[Begin]
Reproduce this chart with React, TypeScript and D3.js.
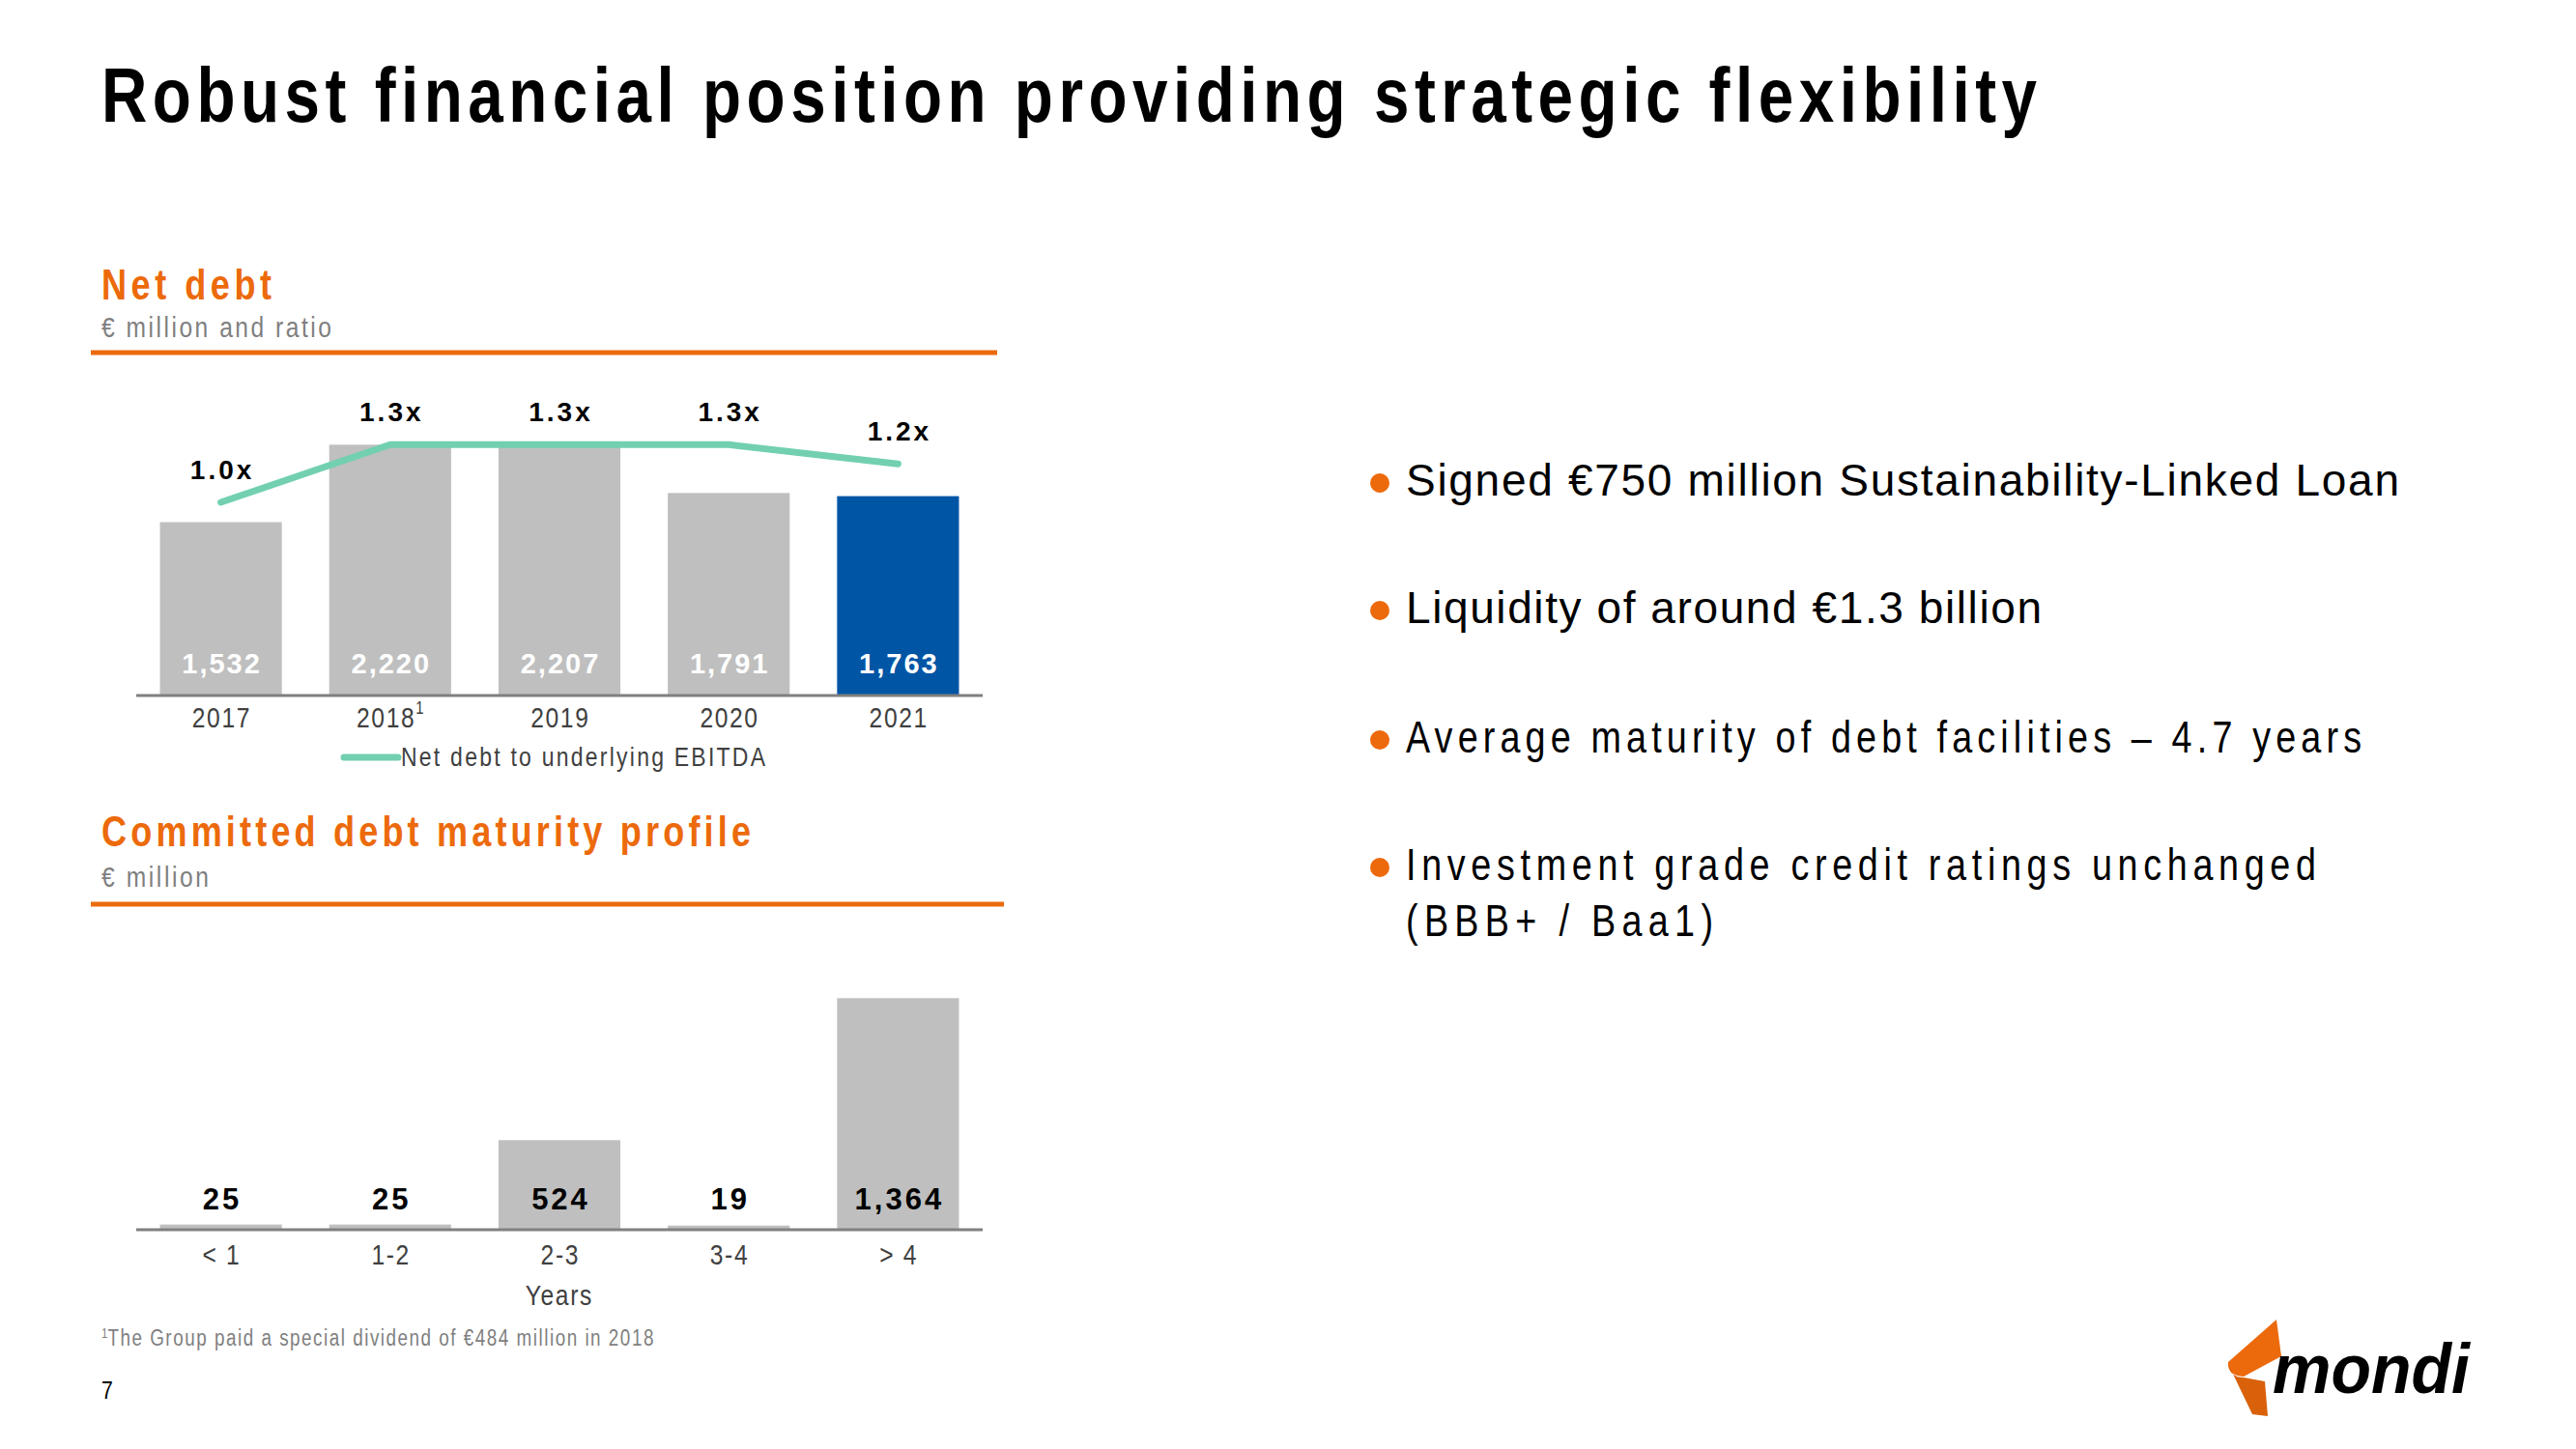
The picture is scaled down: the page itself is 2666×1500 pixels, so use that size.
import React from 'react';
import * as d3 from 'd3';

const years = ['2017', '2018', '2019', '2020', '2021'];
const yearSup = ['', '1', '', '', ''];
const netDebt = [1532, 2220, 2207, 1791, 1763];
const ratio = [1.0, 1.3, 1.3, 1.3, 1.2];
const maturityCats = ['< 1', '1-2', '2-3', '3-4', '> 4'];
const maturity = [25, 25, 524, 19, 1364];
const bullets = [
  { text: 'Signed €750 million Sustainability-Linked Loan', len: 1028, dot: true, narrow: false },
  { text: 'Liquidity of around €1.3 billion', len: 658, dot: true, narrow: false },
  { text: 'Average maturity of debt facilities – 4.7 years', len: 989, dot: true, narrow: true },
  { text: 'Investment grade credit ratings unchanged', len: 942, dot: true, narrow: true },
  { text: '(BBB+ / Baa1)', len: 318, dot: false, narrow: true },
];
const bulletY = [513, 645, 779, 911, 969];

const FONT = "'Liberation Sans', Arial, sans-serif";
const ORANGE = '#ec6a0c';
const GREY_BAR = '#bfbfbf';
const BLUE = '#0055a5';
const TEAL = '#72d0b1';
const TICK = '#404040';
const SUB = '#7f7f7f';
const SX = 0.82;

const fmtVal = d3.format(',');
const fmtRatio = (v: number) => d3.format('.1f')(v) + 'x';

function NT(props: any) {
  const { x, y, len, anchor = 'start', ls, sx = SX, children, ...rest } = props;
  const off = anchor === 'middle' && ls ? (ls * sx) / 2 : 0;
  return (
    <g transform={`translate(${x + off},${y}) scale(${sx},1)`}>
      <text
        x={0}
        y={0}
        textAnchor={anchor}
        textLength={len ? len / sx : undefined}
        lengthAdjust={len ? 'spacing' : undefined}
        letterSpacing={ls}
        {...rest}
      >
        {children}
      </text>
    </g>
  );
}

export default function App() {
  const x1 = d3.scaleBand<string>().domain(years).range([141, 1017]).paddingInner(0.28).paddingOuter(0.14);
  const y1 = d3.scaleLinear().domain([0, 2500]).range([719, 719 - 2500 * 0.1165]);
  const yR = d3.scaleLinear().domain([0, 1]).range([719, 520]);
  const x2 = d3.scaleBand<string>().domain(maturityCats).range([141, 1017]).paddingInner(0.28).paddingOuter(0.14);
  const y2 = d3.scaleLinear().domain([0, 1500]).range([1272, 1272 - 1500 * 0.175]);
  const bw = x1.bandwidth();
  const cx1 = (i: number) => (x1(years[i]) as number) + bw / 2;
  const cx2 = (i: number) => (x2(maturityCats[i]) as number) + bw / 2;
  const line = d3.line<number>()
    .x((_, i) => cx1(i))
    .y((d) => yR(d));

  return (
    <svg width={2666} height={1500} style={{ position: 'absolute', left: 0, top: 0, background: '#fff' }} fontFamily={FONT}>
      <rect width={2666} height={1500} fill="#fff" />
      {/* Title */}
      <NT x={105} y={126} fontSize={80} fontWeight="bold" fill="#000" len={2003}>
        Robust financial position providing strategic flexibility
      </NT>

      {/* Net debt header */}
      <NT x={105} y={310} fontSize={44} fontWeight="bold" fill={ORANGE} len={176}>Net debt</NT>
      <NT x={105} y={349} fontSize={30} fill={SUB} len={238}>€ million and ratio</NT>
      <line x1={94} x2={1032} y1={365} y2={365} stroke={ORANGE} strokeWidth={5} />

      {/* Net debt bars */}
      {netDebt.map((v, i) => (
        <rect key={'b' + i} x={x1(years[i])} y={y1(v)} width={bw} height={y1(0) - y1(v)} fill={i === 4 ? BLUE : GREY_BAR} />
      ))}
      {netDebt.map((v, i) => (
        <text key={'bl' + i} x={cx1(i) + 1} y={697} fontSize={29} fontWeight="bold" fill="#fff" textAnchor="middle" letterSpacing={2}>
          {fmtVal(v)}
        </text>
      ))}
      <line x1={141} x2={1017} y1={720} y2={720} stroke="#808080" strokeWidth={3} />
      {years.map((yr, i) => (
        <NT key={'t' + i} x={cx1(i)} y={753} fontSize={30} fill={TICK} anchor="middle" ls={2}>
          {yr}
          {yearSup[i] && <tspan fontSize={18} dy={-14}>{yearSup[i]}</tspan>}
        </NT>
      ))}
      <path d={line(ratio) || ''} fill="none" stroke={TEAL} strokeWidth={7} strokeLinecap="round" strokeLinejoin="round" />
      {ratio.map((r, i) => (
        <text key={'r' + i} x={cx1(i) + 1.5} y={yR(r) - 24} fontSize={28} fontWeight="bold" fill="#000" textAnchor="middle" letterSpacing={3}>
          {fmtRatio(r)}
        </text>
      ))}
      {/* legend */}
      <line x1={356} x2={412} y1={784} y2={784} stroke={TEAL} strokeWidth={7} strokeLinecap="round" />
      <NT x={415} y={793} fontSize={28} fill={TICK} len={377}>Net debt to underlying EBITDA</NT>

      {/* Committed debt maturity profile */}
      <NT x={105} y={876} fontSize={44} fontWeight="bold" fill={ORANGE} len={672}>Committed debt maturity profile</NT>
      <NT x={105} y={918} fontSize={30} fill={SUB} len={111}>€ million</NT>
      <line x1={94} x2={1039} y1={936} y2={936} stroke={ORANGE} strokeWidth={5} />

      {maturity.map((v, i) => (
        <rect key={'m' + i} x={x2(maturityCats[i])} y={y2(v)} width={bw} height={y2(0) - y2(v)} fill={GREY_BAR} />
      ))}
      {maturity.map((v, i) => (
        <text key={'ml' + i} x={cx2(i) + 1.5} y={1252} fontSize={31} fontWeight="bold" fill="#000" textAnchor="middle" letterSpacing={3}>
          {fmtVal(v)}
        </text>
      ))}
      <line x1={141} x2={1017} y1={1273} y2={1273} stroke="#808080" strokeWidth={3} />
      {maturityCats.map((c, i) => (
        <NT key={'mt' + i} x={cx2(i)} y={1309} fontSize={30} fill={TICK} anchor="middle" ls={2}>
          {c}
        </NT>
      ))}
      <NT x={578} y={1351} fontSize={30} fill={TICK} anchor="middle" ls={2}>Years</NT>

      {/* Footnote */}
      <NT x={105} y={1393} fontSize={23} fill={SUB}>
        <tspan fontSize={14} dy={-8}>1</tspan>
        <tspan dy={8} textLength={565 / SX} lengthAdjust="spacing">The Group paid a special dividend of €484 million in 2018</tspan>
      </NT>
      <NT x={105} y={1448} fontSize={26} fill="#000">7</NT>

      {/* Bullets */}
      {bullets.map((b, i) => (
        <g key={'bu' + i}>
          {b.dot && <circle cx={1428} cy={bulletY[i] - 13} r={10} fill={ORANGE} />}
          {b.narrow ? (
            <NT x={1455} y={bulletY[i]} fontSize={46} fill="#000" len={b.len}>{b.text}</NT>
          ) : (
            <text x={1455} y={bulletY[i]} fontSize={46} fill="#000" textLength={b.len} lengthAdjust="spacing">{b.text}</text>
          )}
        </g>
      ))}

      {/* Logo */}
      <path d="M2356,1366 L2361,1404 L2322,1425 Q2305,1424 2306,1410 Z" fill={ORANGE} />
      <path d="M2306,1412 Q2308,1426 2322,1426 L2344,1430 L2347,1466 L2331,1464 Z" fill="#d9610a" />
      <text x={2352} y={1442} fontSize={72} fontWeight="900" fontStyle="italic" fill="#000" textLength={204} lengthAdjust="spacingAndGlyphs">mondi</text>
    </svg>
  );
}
[End]
Reproduce verbatim only the segment of the listing bounded by the line containing "The picture is" and the line containing "const fmtRatio = (v: number)", with both boundary lines included.

The picture is scaled down: the page itself is 2666×1500 pixels, so use that size.
import React from 'react';
import * as d3 from 'd3';

const years = ['2017', '2018', '2019', '2020', '2021'];
const yearSup = ['', '1', '', '', ''];
const netDebt = [1532, 2220, 2207, 1791, 1763];
const ratio = [1.0, 1.3, 1.3, 1.3, 1.2];
const maturityCats = ['< 1', '1-2', '2-3', '3-4', '> 4'];
const maturity = [25, 25, 524, 19, 1364];
const bullets = [
  { text: 'Signed €750 million Sustainability-Linked Loan', len: 1028, dot: true, narrow: false },
  { text: 'Liquidity of around €1.3 billion', len: 658, dot: true, narrow: false },
  { text: 'Average maturity of debt facilities – 4.7 years', len: 989, dot: true, narrow: true },
  { text: 'Investment grade credit ratings unchanged', len: 942, dot: true, narrow: true },
  { text: '(BBB+ / Baa1)', len: 318, dot: false, narrow: true },
];
const bulletY = [513, 645, 779, 911, 969];

const FONT = "'Liberation Sans', Arial, sans-serif";
const ORANGE = '#ec6a0c';
const GREY_BAR = '#bfbfbf';
const BLUE = '#0055a5';
const TEAL = '#72d0b1';
const TICK = '#404040';
const SUB = '#7f7f7f';
const SX = 0.82;

const fmtVal = d3.format(',');
const fmtRatio = (v: number) => d3.format('.1f')(v) + 'x';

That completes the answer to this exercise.